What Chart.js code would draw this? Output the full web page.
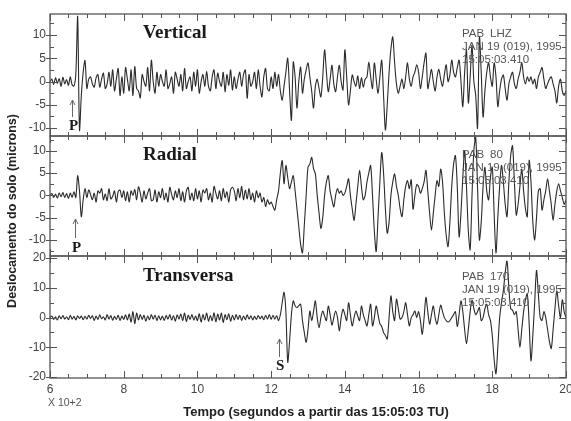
<!DOCTYPE html>
<html>
<head>
<meta charset="utf-8">
<script src="https://cdn.jsdelivr.net/npm/chart.js@4.4.1/dist/chart.umd.min.js"></script>
<style>
  body { margin: 0; background: #fff; }
  #quadro { position: relative; width: 571px; height: 421px; }
  #quadro canvas { position: absolute; left: 0; top: 0; }
</style>
</head>
<body>
<div id="quadro">
  <canvas id="cVertical" width="571" height="421"></canvas>
  <canvas id="cRadial" width="571" height="421"></canvas>
  <canvas id="cTransversa" width="571" height="421"></canvas>
</div>
<script>
//*** Amostras (microns), uma a cada 0,05 x 10+2 s, a partir de t = 6
const inicio = 6;
const passo = 0.05;

const vertical = [
  0, 0.5, -0.6, 0.8, -0.4, 0.6, -1, 0.9, -0.5, 0.4, -0.8, 1, -0.7, -1, 1.5, 14, -10.4, -3, 2, 4.5,
  -1.5, 0.5, 1, -0.5, -1.2, 0.8, 1.5, -1.2, 0.5, 1.8, -1.5, -0.5, 2, -1, 2.5, -2, 0.5, 2.8, -3, 1,
  -2.5, 3, 0.5, -2, 2.5, -3, 3.2, -1.5, -2, -3.5, 1.5, 0, -1, 3, -2, 4.6, 0, -2.5, 2, -1,
  1.5, 0, -1, 2.5, -1.5, -0.5, 1, -2.5, 2, 0.5, -1, 1.5, -2, 2.8, -1.5, 0, 1, -2, 2, -1,
  2.5, -2.5, 0, 1.5, -1, 2.2, -1, -2, 1, 2.5, -1.5, 1.8, 0, -1, 2, -2.2, 1.5, -0.8, 2.5, -1.8,
  1, -1.5, 0.5, 2, -1, 1.5, 2.5, -3.6, 1.5, -1, 0, 2, -1.5, 2.5, -1, -3.3, 1, 2.8, -1.5, -2,
  1, -1.5, 2, -1, 1.5, -2, -4, -1, 2, 5, -2, -8.3, 4.2, 1, -5.7, 0, 3.1, -2.5, 0.5, 2.5,
  4, 1, -2, -5.7, -1, 0.5, -1.5, -3.3, 1, 6.8, 2, -2.2, 0.5, 3.5, -0.5, -2.2, 1, 3.5, 0, -1.8,
  6.8, 1, -5, -2, 1.4, 0, -1, 1.2, -1.5, 0.8, -1.2, 0.5, 1, 4.2, 1, -1.5, 4, 0.5, -2.5, 1,
  4.6, -3, -10.4, -5, 2, 7, 9.6, 4, -0.5, -2.5, -1, 0.5, -1.5, 1, 4, 0.5, -1, 1, 2, 3.6,
  2, -1.5, 1, 4, 6.1, -1.5, 0.5, 2.6, 0, -2, 1, 2.6, 0.5, -1, 1.5, 3.6, 0, 1.5, 4.6, 2,
  1, 3, 4.6, 0, -5.4, 2, 6.8, -4.6, 1, 7.8, 0, -3, -10, 9.6, 2, -7.6, -2, 2, 4, 1,
  -1, 4, 1, -5.4, -2, 0.5, 1.4, -1.5, -4, -0.5, 1, 2, -0.5, -1.5, 0.5, 2, 4, 1, -0.5, 1,
  0, 1, -0.5, 0.5, -1.5, 1, 2, 3, 0.5, -1.5, -0.5, 0.5, 1, -0.5, -2, -4.6, -1, 0.5, -2, -3,
  -2,
];

const radial = [
  0, 0.4, -0.5, 0.3, -0.6, 0.5, -0.3, 0.6, -0.5, 0.4, -0.7, 0.5, -0.4, 0.8, -0.5, 4.4, 1, -4.8, -1, 1.5,
  -0.5, 1.2, 0.2, -1, 0.5, -1.5, 1, 0.5, 1.5, -1, 0.3, -1.2, 1.5, -0.8, -0.2, 1, -1.5, 0.8, 1.2, -0.5,
  1, -1.2, 0.8, -1.5, 1, 0, 1.3, -1, 1.9, 0.5, -1.5, 1, -0.8, 0.5, 1.5, -1.2, -1, 1.2, -1.5, 0.8,
  -0.5, 1.5, -1, 0.5, -1.5, 1.8, 0.2, -1, 1, -0.5, 1.5, -1.2, 0.8, -1.5, 1, 1.8, -1, 0.5, -1.2, 1.5,
  -0.8, 1, -1.5, 1.2, 0.5, 1.5, -1, 0.5, -1.5, 2, 0.5, -0.8, 1, -1.2, 1.5, -0.5, 0.8, -1.5, 1.2, 1.8,
  1, -1.2, 1.5, -0.5, 2, -1, 1.2, -0.8, 1.5, -1, 0.5, -1.5, 1, -0.5, 0.5, -1.5, -0.5, -2.5, -1, -2,
  -1.5, -2.5, -3.3, -1, 1, 5, 7.8, 2.6, 6.7, 4, 1.5, 3, 4.4, 1, -3, -7, -11, -12.9, -6.7, 0,
  6.3, 7, 8.5, 6, 4.8, 0, -4, -7.4, -5, 0, 3, 4.4, 1, -1, -2.6, 0, 1.5, 0.5, 1, 0,
  0.5, 2, 3.7, 0, -3, -5.6, -2, 2, 5.6, 2, -1, 0, 3, 5, 6.7, 0, -8, -12.6, -5, 3,
  9.6, 5, -3, -8.5, -6, 0, 3, 4.8, 2, 0, -3, -4.8, -1, 2, 3.3, 1.5, 3.5, -3.1, 0, 2.4,
  2, 0.5, 1.5, 3, 5.6, 1, -4, -7.8, -4, 0, 3.3, 2, 5.9, 3, -4, -9, -11.5, -6, 2, 7,
  8.9, 2, -9.3, -4, 4, 10, 2, -8, -12.2, 0, 10, 13, 2, -10, -6, 2, 6.3, 1, -1, 4,
  6.3, -4, -12.9, -5, 2, 6.7, 3, -2, -4.8, 3, 9, 11.1, 3, -4.4, -2, 2, 5.9, 1, -3, -4.8,
  7.8, 3, -6, -10, -5, 1, 1.5, -3.3, -1, 1, 3.7, 1, -2, -5.6, -2, 1, 2.6, 1, -0.5, -2,
  -1,
];

const transversa = [
  0, 0.5, -0.6, 0.3, -0.8, 0.6, -0.4, 0.7, -0.5, 0.3, -0.7, 0.8, -0.5, 0.4, -0.8, 0.6, -0.3, 0.5, -0.7, 0.4,
  -0.5, 0.8, -0.3, 0.6, -1, 0.5, -0.6, 0.9, -0.4, 0.3, -0.8, 1, -0.5, 0.7, -0.9, 0.4, -0.6, 0.8, -1, 0.5,
  -0.6, 0.9, -0.8, 1.2, -1.5, 2, -2, 1.5, -0.8, 1, -0.6, 0.8, -1.2, 0.5, -0.7, 1, -0.5, 0.8, -1, 0.6,
  -0.8, 0.5, -1, 0.7, -0.5, 1, -0.8, 0.6, -1.2, 0.9, -0.5, 1.2, -1, 1.5, -1.3, 0.8, -0.6, 1, -0.8, 0.5,
  -1, 1.3, -1.5, 1, -0.8, 1.5, -1.2, 0.7, -1, 1.6, -1.4, 1.2, -0.8, 1.5, -1.6, 1, -0.7, 1.3, -1.2, 0.8,
  -0.8, 1, -0.6, 0.8, -1, 0.5, -0.7, 0.9, -0.5, 0.6, -0.8, 0.4, -0.6, 0.7, -0.4, 0.5, -0.7, 0.8, -0.5, 1,
  -0.6, 0.8, -0.5, 0.6, -1, 1, 5, 8.5, 2, -15, -8, 1, 5.6, 4, 3.4, 4, 4.5, -1, -5, -8.3,
  -4, 2.2, -1, 2, 5.6, 0, -3.4, 0, 2.2, 0.5, -1, 3.9, 1, -2.5, 0, 2.2, 0, -4.5, 0, 2.8,
  1, -1, 5, 1, -2.8, 0, 2.2, 0.5, -1, 3.9, 1, -1, -2.8, 1, 4.5, -2.8, 0, 3.9, 1, -2,
  -3, -5, -6, -7.2, 0, 7.3, 2, -1, 6.2, 3, -0.5, 0, 2, 5, 1, -2.8, 0, 1, 2.2, 0,
  2, -1, -5.6, 0, 6.8, 2, -2.2, 1, 3.9, 0, -2.2, 1, 4.2, 2, 0, -1, -1.5, -1, 0, 1,
  2, -3, 1, 5.6, 2, -4, -8.8, -4, 2, 5.9, 3, 1, 2, 3.4, -1, 0, 3, 4.5, 1, -1,
  -6, -14, -18.9, -10, 0, 5, 9, 15, 19, 10, 3, 2.5, 1, 2, -4, -10, -4, 2, 6, 8,
  -2, -14.5, -6, 5, 15.8, 8, 0, -1, 2, 0, -4, -8, -10.4, -4, 3, 9, 4, 0, 6, 2,
  0,
];

const ticksX = [6, 8, 10, 12, 14, 16, 18, 20];
const ticksVertical = [-10, -5, 0, 5, 10];
const menoresVertical = [-7.5, -2.5, 2.5, 7.5, 12.5];
const ticksRadial = [-10, -5, 0, 5, 10];
const menoresRadial = [-12.5, -7.5, -2.5, 2.5, 7.5, 12.5];
const ticksTransversa = [-20, -10, 0, 10, 20];
const menoresTransversa = [-15, -5, 5, 15];
const estacao = ["JAN 19 (019), 1995", "15:05:03.410"];

const fonteFina = '"Liberation Sans Narrow", "Liberation Sans", sans-serif';
const fonteSerif = '"Liberation Serif", "DejaVu Serif", serif';

//*** Paineis
const paineis = {
  cVertical: {
    dados: vertical, min: -11.7, max: 14.5, ticks: ticksVertical, menores: menoresVertical,
    topo: 14, baixo: 285, eixoX: false,
    nome: "Vertical", nomeY: 38, canal: "LHZ", estacaoY: 37,
    fase: "P", faseX: 69, faseY: 130, seta: [72.5, 117, 100],
  },
  cRadial: {
    dados: radial, min: -13.6, max: 13.3, ticks: ticksRadial, menores: menoresRadial,
    topo: 136, baixo: 165, eixoX: false,
    nome: "Radial", nomeY: 160, canal: "80", estacaoY: 158,
    fase: "P", faseX: 72, faseY: 252, seta: [75.5, 238, 219],
  },
  cTransversa: {
    dados: transversa, min: -20.3, max: 20.7, ticks: ticksTransversa, menores: menoresTransversa,
    topo: 256, baixo: 23, eixoX: true,
    nome: "Transversa", nomeY: 281, canal: "170", estacaoY: 280,
    fase: "S", faseX: 276, faseY: 370, seta: [279.5, 357, 339],
  },
};

const moldura = {
  id: "moldura",
  afterDraw(chart) {
    const p = paineis[chart.canvas.id];
    const { ctx, chartArea: a } = chart;
    const x = chart.scales.x;
    const y = chart.scales.y;
    ctx.save();

    ctx.strokeStyle = "#555";
    ctx.lineWidth = 1.3;
    ctx.strokeRect(a.left, a.top, a.right - a.left, a.bottom - a.top);

    // marcas de tempo em cima e em baixo
    ctx.lineWidth = 1;
    ctx.beginPath();
    for (let t = ticksX[0]; t <= ticksX[ticksX.length - 1]; t += 0.5) {
      const px = Math.round(x.getPixelForValue(t)) + 0.5;
      const len = ticksX.includes(t) ? 7 : 4;
      ctx.moveTo(px, a.top);
      ctx.lineTo(px, a.top + len);
      ctx.moveTo(px, a.bottom);
      ctx.lineTo(px, a.bottom - len);
    }
    p.ticks.forEach((v) => {
      const py = Math.round(y.getPixelForValue(v)) + 0.5;
      ctx.moveTo(a.left - 4, py);
      ctx.lineTo(a.left + 7, py);
      ctx.moveTo(a.right, py);
      ctx.lineTo(a.right - 7, py);
    });
    p.menores.forEach((v) => {
      const py = Math.round(y.getPixelForValue(v)) + 0.5;
      ctx.moveTo(a.left, py);
      ctx.lineTo(a.left + 4, py);
      ctx.moveTo(a.right, py);
      ctx.lineTo(a.right - 4, py);
    });
    ctx.stroke();

    // nome da componente
    ctx.fillStyle = "#1a1a1a";
    ctx.font = "bold 19px " + fonteSerif;
    ctx.textAlign = "left";
    ctx.textBaseline = "alphabetic";
    ctx.fillText(p.nome, 143, p.nomeY);

    // estacao
    ctx.fillStyle = "#555";
    ctx.font = "11.5px " + fonteFina;
    ctx.fillText("PAB", 462, p.estacaoY);
    ctx.fillText(p.canal, 490, p.estacaoY);
    ctx.fillText(estacao[0], 462, p.estacaoY + 13);
    ctx.fillText(estacao[1], 462, p.estacaoY + 26);

    // chegada da onda
    const [sx, y1, y2] = p.seta;
    ctx.strokeStyle = "#666";
    ctx.lineWidth = 1;
    ctx.beginPath();
    ctx.moveTo(sx, y1);
    ctx.lineTo(sx, y2);
    ctx.moveTo(sx - 2.5, y2 + 5);
    ctx.lineTo(sx, y2);
    ctx.lineTo(sx + 2.5, y2 + 5);
    ctx.stroke();
    ctx.fillStyle = "#1a1a1a";
    ctx.font = "bold 15px " + fonteSerif;
    ctx.fillText(p.fase, p.faseX, p.faseY);

    if (p.eixoX) {
      ctx.fillStyle = "#555";
      ctx.font = "10.5px " + fonteFina;
      ctx.fillText("X 10+2", 48, 406);

      ctx.fillStyle = "#222";
      ctx.font = "bold 13px Liberation Sans, Arial, sans-serif";
      ctx.textAlign = "center";
      ctx.fillText("Tempo (segundos a partir das 15:05:03 TU)", 316, 416);

      ctx.translate(13, 211);
      ctx.rotate(-Math.PI / 2);
      ctx.textBaseline = "middle";
      ctx.font = "bold 12.5px Liberation Sans, Arial, sans-serif";
      ctx.fillText("Deslocamento do solo (microns)", 0, 0);
    }
    ctx.restore();
  },
};

const criarPainel = (id) => {
  const p = paineis[id];
  const config = {
    type: "line",
    data: {
      datasets: [
        {
          data: p.dados.map((v, i) => ({ x: inicio + i * passo, y: v })),
          borderColor: "#2b2b2b",
          borderWidth: 1.1,
          pointRadius: 0,
          tension: 0.3,
          fill: false,
        },
      ],
    },
    options: {
      responsive: false,
      animation: false,
      events: [],
      layout: { padding: { left: 0, right: 5, top: p.topo, bottom: p.baixo } },
      plugins: { legend: { display: false }, tooltip: { enabled: false } },
      scales: {
        x: {
          type: "linear",
          min: 6,
          max: 20,
          display: p.eixoX,
          grid: { display: false, drawTicks: false },
          border: { display: false },
          afterBuildTicks: (s) => {
            s.ticks = ticksX.map((v) => ({ value: v }));
          },
          afterFit: (s) => {
            s.height = p.eixoX ? 20 : 0;
            s.paddingLeft = 0;
            s.paddingRight = 0;
          },
          ticks: {
            font: { family: fonteFina, size: 12 },
            color: "#444",
            padding: 4,
            maxRotation: 0,
            autoSkip: false,
          },
        },
        y: {
          min: p.min,
          max: p.max,
          grid: { display: false, drawTicks: false },
          border: { display: false },
          afterBuildTicks: (s) => {
            s.ticks = p.ticks.map((v) => ({ value: v }));
          },
          afterFit: (s) => {
            s.width = 50;
          },
          ticks: {
            font: { family: fonteFina, size: 12 },
            color: "#444",
            padding: 4,
            autoSkip: false,
          },
        },
      },
    },
    plugins: [moldura],
  };
  return new Chart(document.getElementById(id), config);
};

criarPainel("cVertical");
criarPainel("cRadial");
criarPainel("cTransversa");
</script>
</body>
</html>
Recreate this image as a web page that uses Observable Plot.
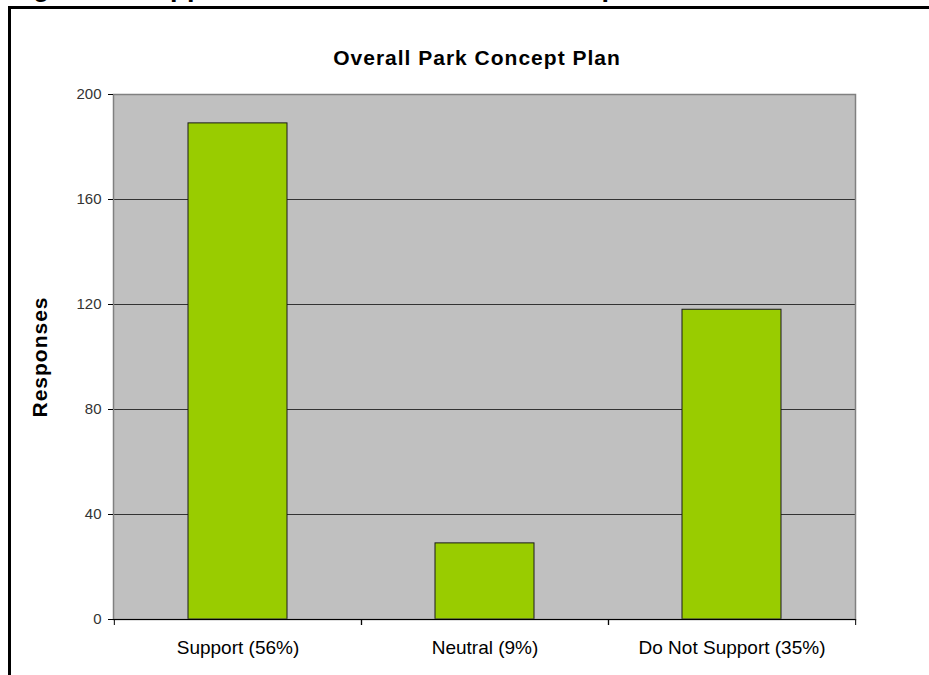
<!DOCTYPE html>
<html>
<head>
<meta charset="utf-8">
<script src="https://cdn.jsdelivr.net/npm/d3@7"></script>
<script src="https://cdn.jsdelivr.net/npm/@observablehq/plot@0.6"></script>
<style>
  html, body { margin: 0; padding: 0; background: #fff; overflow: hidden; }
  #wrap { position: relative; width: 929px; height: 675px; overflow: hidden; font-family: "Liberation Sans", Arial, sans-serif; }
  #caption { position: absolute; left: 8px; top: -26.5px; font-size: 27px; line-height: 27px; font-weight: bold; letter-spacing: 0.5px; white-space: nowrap; color: #000; }
  #hbar { position: absolute; left: 8px; top: 6px; width: 921px; height: 3px; background: #000; }
  #vbar { position: absolute; left: 8px; top: 6px; width: 3px; height: 669px; background: #000; }
  #chart { position: absolute; left: 0; top: 0; }
</style>
</head>
<body>
<div id="wrap">
  <div id="caption"></div>
  <div id="hbar"></div>
  <div id="vbar"></div>
  <div id="chart"></div>
</div>
<script>
const categories = ["Support (56%)", "Neutral (9%)", "Do Not Support (35%)"];
const responses = [189, 29, 118];
const yTicks = [0, 40, 80, 120, 160, 200];
const gridTicks = [40, 80, 120, 160];
const chartTitle = "Overall Park Concept Plan";
const yLabel = "Responses";
const figureCaption = "Figure 3: Support for the Overall Park Concept Plan";

document.getElementById("caption").textContent = figureCaption;

const data = categories.map((c, i) => ({category: c, value: responses[i]}));

const W = 929, H = 675;
const mL = 113, mR = 74, mT = 94, mB = 56;
const step = (W - mL - mR) / categories.length;

const chart = Plot.plot({
  width: W, height: H,
  marginLeft: mL, marginRight: mR, marginTop: mT, marginBottom: mB,
  style: {fontFamily: "'Liberation Sans', Arial, sans-serif", background: "transparent", color: "#000"},
  x: {domain: categories, paddingInner: 0.6, paddingOuter: 0.3, axis: null},
  y: {domain: [0, 200], axis: null},
  marks: [
    Plot.frame({fill: "#c0c0c0", stroke: null}),
    Plot.ruleY(gridTicks, {stroke: "#333", strokeWidth: 1}),
    Plot.barY(data, {x: "category", y: "value", fill: "#99cc00", stroke: "#1a1a1a", strokeWidth: 1}),
    Plot.frame({stroke: "#808080", strokeWidth: 1.5}),
    Plot.ruleY([0], {stroke: "#000", strokeWidth: 1}),
    Plot.axisY({ticks: yTicks, tickSize: 5, tickPadding: 7, fontSize: 15, label: null, fill: "#333"}),
    Plot.axisX({tickSize: 0, tickPadding: 21, fontSize: 19, label: null}),
    Plot.axisX({tickSize: 6, dx: step / 2, tickFormat: () => "", label: null}),
    Plot.axisX({tickSize: 6, dx: -step / 2, tickFormat: () => "", label: null}),
    Plot.text([yLabel], {frameAnchor: "left", textAnchor: "middle", dx: -73, rotate: -90, fontSize: 21, fontWeight: "bold", fill: "#000"}),
    Plot.text([chartTitle], {frameAnchor: "top", textAnchor: "middle", dx: -7.5, dy: -44, fontSize: 21, fontWeight: "bold", fill: "#000"})
  ]
});

d3.select(chart).selectAll("g[aria-label='text'] text").style("letter-spacing", "1px");
document.getElementById("chart").appendChild(chart);
</script>
</body>
</html>
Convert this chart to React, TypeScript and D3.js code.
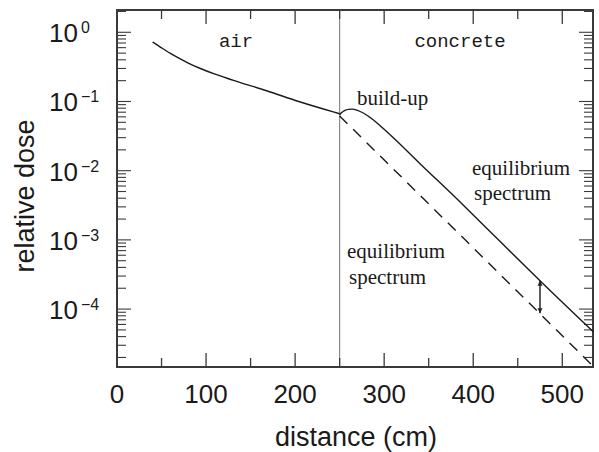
● ● ● ●
• [WHAT TO WORK ON]: Where a line holds "page", copy it out.

• [FINAL ANSWER]:
What Chart.js code would draw this? Output the full web page.
Recreate this image as a web page that uses Observable Plot.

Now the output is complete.